Alyssa rubbed her forearm continually, feeling naked, unable to shield herself from even the most basic of elements. With the Prometheus Device around her wrist, she’d been invincible, invulnerable, impervious; the symbol of her office had been much more than a simple representation of authority, it had been Authority.

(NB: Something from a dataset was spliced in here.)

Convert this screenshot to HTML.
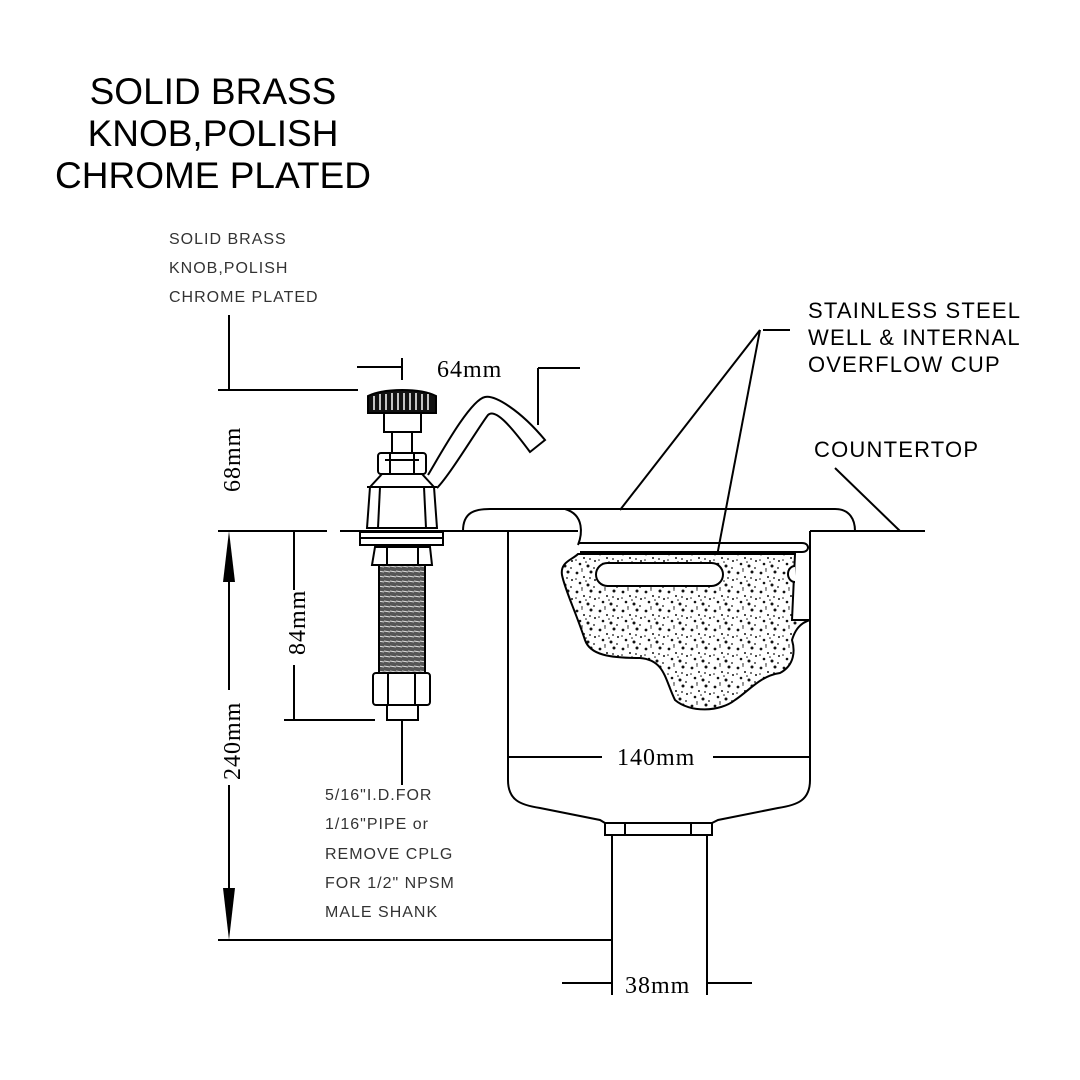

Without it, she was … just Alyssa Doans. That wasn’t good enough. It had never been good enough. Alyssa Doans was too much like Ashok Guillfoyle in too many ways for her own liking; like that Traitor, her ‘noble’ family line had been all but purged from the records, power taken and destroyed because of a bunch of religious cultists sneaking –more or less- onto their property to carouse and have their cabals. There’d never been proof that anyone in the Doans family had been involved, but the Chairman had struck decisively, rooting out the source of the infection and ensuring that –though ‘unproven’- the Doans’ would have a second thought before flirting with religious sedition. Nose bloodied from the affair, the matriarch of the family had started … training … her daughters for a lifetime of political combat. Alyssa had proven the better at it, more adept at twisting the truth, while Alice had … developed her own talents. Alyssa had risen far, fast, and had achieved the post of Chair in record time, the youngest female politician in history to do so.